As you probably know by now, my purpose for using LinkedIn is to grow my LinkedIn training, consulting, and speaking business. I have a worldwide market, and thus I am pretty open on most LinkedIn fronts.
However, many people ask me how they can tighten down their account a bit more than I do or even beyond LinkedIn’s default settings. Here are some suggestions.
1. Hide your first-level connections from your network.
2. Reduce the type and frequency of inbound LinkedIn emails.
Go to your settings by scrolling over your picture on the top right of any LinkedIn page. Select Privacy & Settings> Communications>Set the frequency of emails.

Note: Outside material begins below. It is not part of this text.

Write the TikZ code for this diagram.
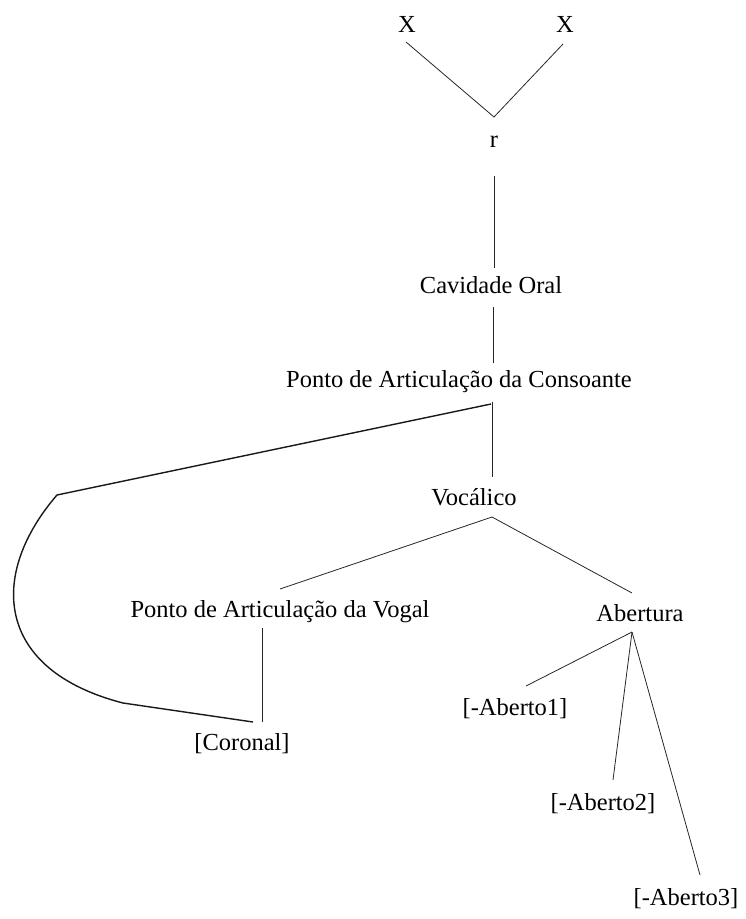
\documentclass[tikz,border=0pt]{standalone}
\usepackage{fontspec}
\setmainfont{Liberation Serif}
\usetikzlibrary{calc}

\tikzset{
  lbl/.style={anchor=base, inner sep=0pt, font=\fontsize{24.5}{28}\selectfont},
  branch/.style={line width=0.8pt, draw=black!85},
  loopline/.style={line width=1.4pt, draw=black!90, line join=round},
}

\begin{document}
\begin{tikzpicture}[x=1pt, y=-1pt]
  \useasboundingbox (0,0) rectangle (746,919);

  % labels of the feature tree
  \node[lbl] (xl)  at (407,32)  {X};
  \node[lbl] (xr)  at (565,32)  {X};
  \node[lbl] (r)   at (494,147) {r};
  \node[lbl] (cav) at (491,293) {Cavidade Oral};
  \node[lbl] (pac) at (459,387) {Ponto de Articulação da Consoante};
  \node[lbl] (voc) at (474,505) {Vocálico};
  \node[lbl] (pav) at (280,617) {Ponto de Articulação da Vogal};
  \node[lbl] (abe) at (640,621) {Abertura};
  \node[lbl] (cor) at (242,750) {[Coronal]};
  \node[lbl] (a1)  at (515,715) {[-Aberto1]};
  \node[lbl] (a2)  at (603,810) {[-Aberto2]};
  \node[lbl] (a3)  at (686,905) {[-Aberto3]};

  % both skeletal slots share the root
  \coordinate (rtop) at ($(r.base)+(0,-30)$);
  \draw[branch] ($(xl.base)+(-1,10)$) -- (rtop) -- ($(xr.base)+(-2,12)$);

  % spine
  \draw[branch] ($(r.base)+(0,29)$) -- ($(cav.base)+(3,-25)$);
  \draw[branch] ($(cav.base)+(2,14)$) -- ($(pac.base)+(34,-24)$);
  \draw[branch] ($(pac.base)+(33,15)$) -- ($(voc.base)+(18,-28)$);

  % Vocalico splits
  \coordinate (vtop) at ($(voc.base)+(18,12)$);
  \draw[branch] ($(pav.base)+(0,-28)$) -- (vtop) -- ($(abe.base)+(-8,-28)$);
  \draw[branch] ($(pav.base)+(-18,11)$) -- ($(cor.base)+(20,-28)$);

  % Abertura splits
  \coordinate (atop) at ($(abe.base)+(-8,11)$);
  \draw[branch] (atop) -- ($(a1.base)+(11,-29)$);
  \draw[branch] (atop) -- ($(a2.base)+(10,-30)$);
  \draw[branch] (atop) -- ($(a3.base)+(14,-30)$);

  % shared Coronal link
  \coordinate (loopa) at (57,495);
  \coordinate (loopb) at (123,703);
  \draw[loopline] ($(pac.base)+(32,17)$) -- (loopa)
    .. controls (-12,575) and (-5,670) .. (loopb)
    -- ($(cor.base)+(11,-28)$);
\end{tikzpicture}
\end{document}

Choose who can send you emails and with what frequency you’ll receive those emails by clicking the pencil icon for the category.
There are 18 settings plus a setting for each of your LinkedIn groups. Take a few moments and review them in detail because you may not like the default LinkedIn has selected for you.
This is also where you can choose whether you want to receive those way-too-frequent Endorsement
notifications (See the Notifications
category under Email Frequency
3. Decide who you’ll allow to send you invitations to connect.
You can limit connection requests to people who have your email address or who appear on a list you import into LinkedIn. Once again, access Privacy & Settings and then select Communications>Select who can send you invitations.
4. Reduce the number of groups you are in and adjust the settings in each group.
The benefits of being in lots of LinkedIn groups are too numerous to mention here, but if you strategically decide to limit your group involvement, be sure to revise these settings: Set the frequency of group digest emails and Turn on/off group invitations. These are in the Groups, Companies & Applications tab under Privacy & Settings.
5. Limit how much, if any, of your profile is visible to the general public.
Your LinkedIn profile typically comes up very high when people are searching your name on the internet. Adjust your settings to display all, some, or none of your LinkedIn profile in the “Google world.” This is done by choosing Privacy & Settings>Profile>Edit your public profile.
6. Become invisible when you are “stalking” others.
The top rated feature from my last LinkedIn user survey
was “Who’s Viewed Your Profile.”
This is a great feature for you to see who is “stalking” you. However, if you don’t want people to know when you’ve been checking them out, you can change your setting and be totally anonymous. But if you do this, you will no longer see the names of the people who have viewed your profile. Choose what works best for you by going to Privacy & Settings>Profile>Select what others see when you’ve viewed their profile
7. Tell LinkedIn you really don’t want to hear from them.
Go to Privacy & Settings>Communications. Uncheck the boxes under Turn on/off participation in research and Turn on/off partner email. Then you won’t get LinkedIn announcements, partner announcements, or invitations to be involved in research.
8. Stop LinkedIn from using you as an advertising subject.
Did you ever see your smiling face included in a LinkedIn ad? Unless you tell them, “Heck no, I don’t want to be in your ads,” they can use your photo. Simply uncheck the two boxes in Manage Advertising Preferences found under the Account tab in your Privacy & Settings, and you will no longer be an internet star.
9. Revise profile contact settings.
These settings are found in Privacy & Settings>Communications>Select the type of messages you’re willing to receive. This setting helps people know what you want to be contacted for on Linkedin and whether you will accept Introductions and InMails.
10. Take control of what shows up on your home page.
The more connections and groups you have, the busier your home page (dashboard) is.
Here are two ways to control what shows up on your home page:
1. Go to Privacy & Settings>Account>Customize
the updates you receive on your homepage
and decide what you want to see.
2. Click Hide
when you scroll over to the right of a status update from someone in your network who is not following the all-important 6/3/1 rule
and is posting updates too often or is sharing information you’re just not interested in. You’ll still be connected to the person, but you won’t see any more of his/her status updates.
You have now customized your LinkedIn account for your current needs. But if you change your mind in the future, you can just readjust your settings. It’s that simple.